Quatre-vingts ans plus tard, les paroles de Trotsky sonnent comme un avertissement. Il y a eu trois décennies de guerre impérialiste au Moyen-Orient et en Afrique depuis la dissolution de l’Union soviétique, et une décennie de crise économique depuis le crash de Wall Street en 2008. Des dizaines de millions de personnes ont fui le sang et la pauvreté à travers la planète. L’année dernière, 70,8 millions de personnes étaient obligées à se déplacer dans le monde, le nombre le plus élevé depuis la Seconde Guerre mondiale.

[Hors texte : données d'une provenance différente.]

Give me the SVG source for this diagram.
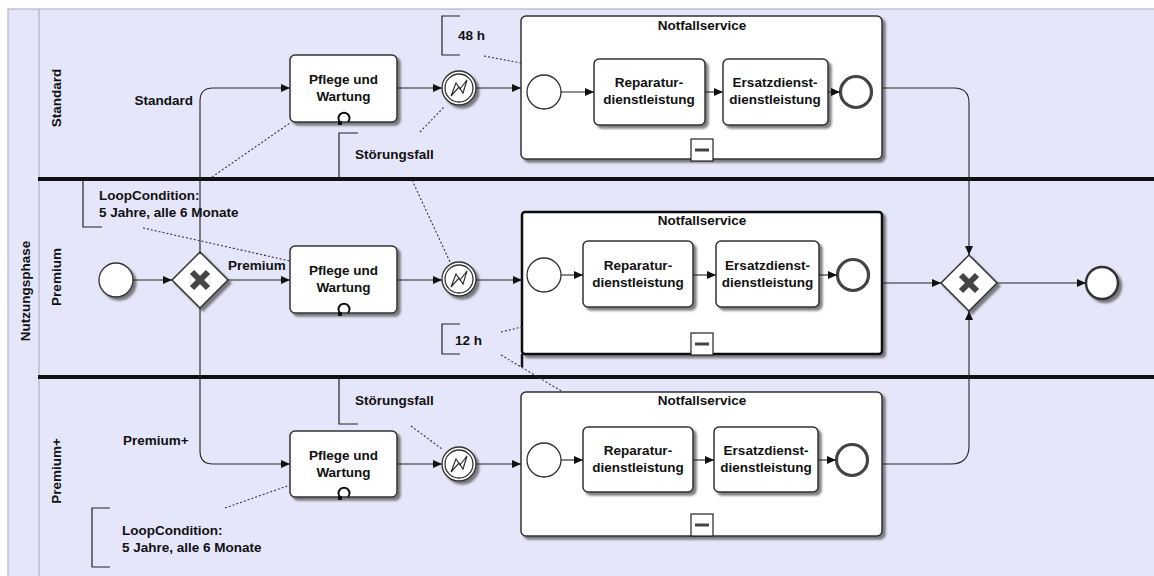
<svg xmlns="http://www.w3.org/2000/svg" width="1154" height="576" viewBox="0 0 1154 576">
<defs>
<style>
text{font-family:"Liberation Sans",Arial,sans-serif;font-weight:bold;font-size:13.5px;fill:#111}
.mid{text-anchor:middle}
.task{fill:#fff;stroke:#333;stroke-width:1.5}
.sp{fill:#fff;stroke:#333;stroke-width:1.5}
.ev{fill:#fff;stroke:#333;stroke-width:1.3}
.end{fill:#fff;stroke:#444;stroke-width:3.2}
.flow{fill:none;stroke:#222;stroke-width:1.1;marker-end:url(#ah)}
.assoc{fill:none;stroke:#333;stroke-width:1.1;stroke-dasharray:2,2}
.br{fill:none;stroke:#222;stroke-width:1.2}
.loop{fill:none;stroke:#111;stroke-width:2}
.gw{fill:#fff;stroke:#333;stroke-width:1.5}
.x{stroke:#444;stroke-width:6}
.div{stroke:#111;stroke-width:4}
</style>
<marker id="ah" viewBox="0 0 9 8" refX="9" refY="4" markerWidth="9" markerHeight="8" markerUnits="userSpaceOnUse" orient="auto"><path d="M0,0 L9,4 L0,8 z" fill="#111"/></marker>
<filter id="sh" x="-10%" y="-10%" width="130%" height="130%"><feDropShadow dx="3" dy="3" stdDeviation="0.8" flood-color="#555" flood-opacity="0.75"/></filter>
<g id="errsym"><circle r="17" class="ev"/><circle r="14" class="ev"/><path d="M-8,8 L-3,-5 L1,1 L8,-8 L4,5 L0,-1 Z" fill="#fff" stroke="#333" stroke-width="1.2"/></g>
<g id="collapse"><rect x="-11" y="-11" width="22" height="22" fill="#fff" stroke="#222" stroke-width="1.2"/><line x1="-7" y1="0" x2="7" y2="0" stroke="#444" stroke-width="3"/></g>
<g id="loopm"><path d="M-4,4 A5.5,5.5 0 1 1 4,4" class="loop"/><rect x="-6" y="3" width="4" height="4" fill="#111"/></g>
</defs>
<rect width="1154" height="576" fill="#fff"/>
<g id="pool">
<rect x="8" y="9" width="1150" height="570" fill="#E6E6FA" stroke="#A8A8B8" stroke-width="1"/>
<line x1="39" y1="9" x2="39" y2="576" stroke="#A8A8B8" stroke-width="1"/>
<text class="mid" transform="translate(30,291) rotate(-90)">Nutzungsphase</text>
</g>
<g id="lane-standard"><text class="mid" transform="translate(61,98) rotate(-90)">Standard</text></g>
<g id="lane-premium"><text class="mid" transform="translate(61,277) rotate(-90)">Premium</text></g>
<g id="lane-premiumplus"><text class="mid" transform="translate(61,471) rotate(-90)">Premium+</text></g>

<g id="annotations">
<g id="ann-48h"><path class="br" d="M460,16 H442 V55 H460"/><text x="458" y="40">48 h</text></g>
<g id="ann-stoer1"><path class="br" d="M358,133 H339 V178"/><text x="355" y="159">Störungsfall</text></g>
<g id="ann-loop1"><path class="br" d="M102,178 H83 V227 H102"/><text x="99" y="200">LoopCondition:</text><text x="99" y="217">5 Jahre, alle 6 Monate</text></g>
<g id="ann-12h"><path class="br" d="M460,324 H442 V354 H460"/><text x="455" y="345">12 h</text></g>
<g id="ann-stoer2"><path class="br" d="M339,378 V424 H358"/><text x="355" y="405">Störungsfall</text></g>
<g id="ann-loop2"><path class="br" d="M110,508 H92 V567 H110"/><text x="122" y="535">LoopCondition:</text><text x="122" y="552">5 Jahre, alle 6 Monate</text></g>
</g>

<g id="dividers">
<line class="div" x1="38" y1="179" x2="1154" y2="179"/>
<line class="div" x1="38" y1="377" x2="1154" y2="377"/>
</g>

<g id="start"><circle cx="116" cy="280" r="17" class="ev" filter="url(#sh)"/></g>
<g id="gateway-split"><polygon class="gw" points="200,252 228,280 200,308 172,280" filter="url(#sh)"/><line class="x" x1="192" y1="272" x2="208" y2="288"/><line class="x" x1="192" y1="288" x2="208" y2="272"/></g>
<text x="193" y="105" text-anchor="end">Standard</text>
<text x="228" y="270">Premium</text>
<text x="123" y="445">Premium+</text>

<g id="task-pflege1"><rect class="task" x="290" y="55" width="107" height="67" rx="5" filter="url(#sh)"/><text class="mid" x="343.5" y="84">Pflege und</text><text class="mid" x="343.5" y="101">Wartung</text><use href="#loopm" x="344" y="118"/></g>
<g id="task-pflege2"><rect class="task" x="290" y="246" width="107" height="67" rx="5" filter="url(#sh)"/><text class="mid" x="343.5" y="275">Pflege und</text><text class="mid" x="343.5" y="292">Wartung</text><use href="#loopm" x="344" y="309"/></g>
<g id="task-pflege3"><rect class="task" x="290" y="431" width="107" height="66" rx="5" filter="url(#sh)"/><text class="mid" x="343.5" y="460">Pflege und</text><text class="mid" x="343.5" y="477">Wartung</text><use href="#loopm" x="344" y="493"/></g>

<g id="event-stoer1" filter="url(#sh)"><use href="#errsym" x="459" y="88"/></g>
<g id="event-stoer2" filter="url(#sh)"><use href="#errsym" x="459" y="279"/></g>
<g id="event-stoer3" filter="url(#sh)"><use href="#errsym" x="459" y="464"/></g>

<g id="sp-notfall1">
<rect class="sp" x="521" y="16" width="361" height="143" rx="5" filter="url(#sh)"/>
<text class="mid" x="702" y="30">Notfallservice</text>
<circle cx="544" cy="92" r="17" class="ev"/>
<rect class="task" x="594" y="59" width="111" height="66" rx="5" filter="url(#sh)"/>
<text class="mid" x="649" y="87">Reparatur-</text><text class="mid" x="649" y="104">dienstleistung</text>
<rect class="task" x="723" y="59" width="105" height="66" rx="5" filter="url(#sh)"/>
<text class="mid" x="775" y="87">Ersatzdienst-</text><text class="mid" x="775" y="104">dienstleistung</text>
<circle cx="856" cy="92" r="15.5" class="end"/>
<use href="#collapse" x="702" y="150"/>
</g>

<g id="sp-notfall2">
<rect x="522" y="212" width="360" height="142" rx="3" fill="#fff" stroke="#111" stroke-width="2.5" filter="url(#sh)"/>
<line x1="522" y1="354" x2="522" y2="367" stroke="#111" stroke-width="2.5"/>
<text class="mid" x="702" y="225">Notfallservice</text>
<circle cx="544" cy="275" r="17" class="ev"/>
<rect class="task" x="583" y="241" width="110" height="66" rx="5" filter="url(#sh)"/>
<text class="mid" x="638" y="270">Reparatur-</text><text class="mid" x="638" y="287">dienstleistung</text>
<rect class="task" x="716" y="241" width="103" height="66" rx="5" filter="url(#sh)"/>
<text class="mid" x="767.5" y="270">Ersatzdienst-</text><text class="mid" x="767.5" y="287">dienstleistung</text>
<circle cx="853" cy="275" r="15.5" class="end"/>
<use href="#collapse" x="702" y="344"/>
</g>

<g id="sp-notfall3">
<rect class="sp" x="521" y="392" width="361" height="144" rx="5" filter="url(#sh)"/>
<text class="mid" x="702" y="405">Notfallservice</text>
<circle cx="544" cy="460" r="17" class="ev"/>
<rect class="task" x="583" y="427" width="110" height="65" rx="5" filter="url(#sh)"/>
<text class="mid" x="638" y="455">Reparatur-</text><text class="mid" x="638" y="472">dienstleistung</text>
<rect class="task" x="714" y="427" width="104" height="65" rx="5" filter="url(#sh)"/>
<text class="mid" x="766" y="455">Ersatzdienst-</text><text class="mid" x="766" y="472">dienstleistung</text>
<circle cx="852" cy="460" r="15.5" class="end"/>
<use href="#collapse" x="702" y="525"/>
</g>

<g id="gateway-join"><polygon class="gw" points="969,255 997,283 969,311 941,283" filter="url(#sh)"/><line class="x" x1="961" y1="275" x2="977" y2="291"/><line class="x" x1="961" y1="291" x2="977" y2="275"/></g>
<g id="end"><circle cx="1102" cy="283" r="16" fill="#fff" stroke="#333" stroke-width="2.5" filter="url(#sh)"/></g>

<g id="connectors">
<path class="flow" d="M133,280 H172"/>
<path class="flow" d="M200,252 V101 Q200,88 213,88 H290"/>
<path class="flow" d="M228,280 H290"/>
<path class="flow" d="M200,308 V451 Q200,464 213,464 H290"/>
<path class="flow" d="M397,88 H442"/>
<path class="flow" d="M476,88 H521"/>
<path class="flow" d="M561,92 H594"/>
<path class="flow" d="M705,92 H723"/>
<path class="flow" d="M828,92 H840"/>
<path class="flow" d="M882,88 H954 Q969,88 969,103 V255"/>
<path class="flow" d="M397,280 H442"/>
<path class="flow" d="M476,280 H522"/>
<path class="flow" d="M561,275 H583"/>
<path class="flow" d="M693,275 H716"/>
<path class="flow" d="M819,275 H837"/>
<path class="flow" d="M882,283 H941"/>
<path class="flow" d="M997,283 H1086"/>
<path class="flow" d="M397,464 H442"/>
<path class="flow" d="M476,464 H521"/>
<path class="flow" d="M561,460 H583"/>
<path class="flow" d="M693,460 H714"/>
<path class="flow" d="M818,460 H836"/>
<path class="flow" d="M882,464 H951 Q969,464 969,446 V311"/>
<path class="assoc" d="M484,56 L521,63"/>
<path class="assoc" d="M420,132 L444,107"/>
<path class="assoc" d="M412,180 L450,262"/>
<path class="assoc" d="M212,177 L290,123"/>
<path class="assoc" d="M143,228 L290,261"/>
<path class="assoc" d="M501,332 L522,327"/>
<path class="assoc" d="M501,355 L563,392"/>
<path class="assoc" d="M411,426 L442,449"/>
<path class="assoc" d="M225,508 L290,485"/>
</g>
</svg>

L’implacable répression par les États et leur tendance de plus en plus affirmée vers un État policier sont des signes que la classe dirigeante est fermement engagée sur la voie du fascisme.

La voie à suivre est la lutte pour mobiliser des couches toujours plus larges de la classe ouvrière internationale dans les luttes en développement, et pour armer ces luttes avec un programme socialiste et internationaliste. Cela signifie rejeter toute tentative de blâmer les immigrés pour la crise sociale produite par le capitalisme et défendre leur droit de se rendre, de vivre et de travailler dans le pays de leur choix. Avant tout, cela signifie rejeter l’illusion que les politiques fascistes anti-immigrés peuvent être combattues en alliance avec n’importe quelle section de l’élite au pouvoir.

Seule une perspective de mobilisation internationale de la classe ouvrière pour la transformation socialiste de la société peut libérer l’humanité du diktat de l’oligarchie des entreprises, défendre les droits démocratiques et garantir un niveau de vie élevé à tous.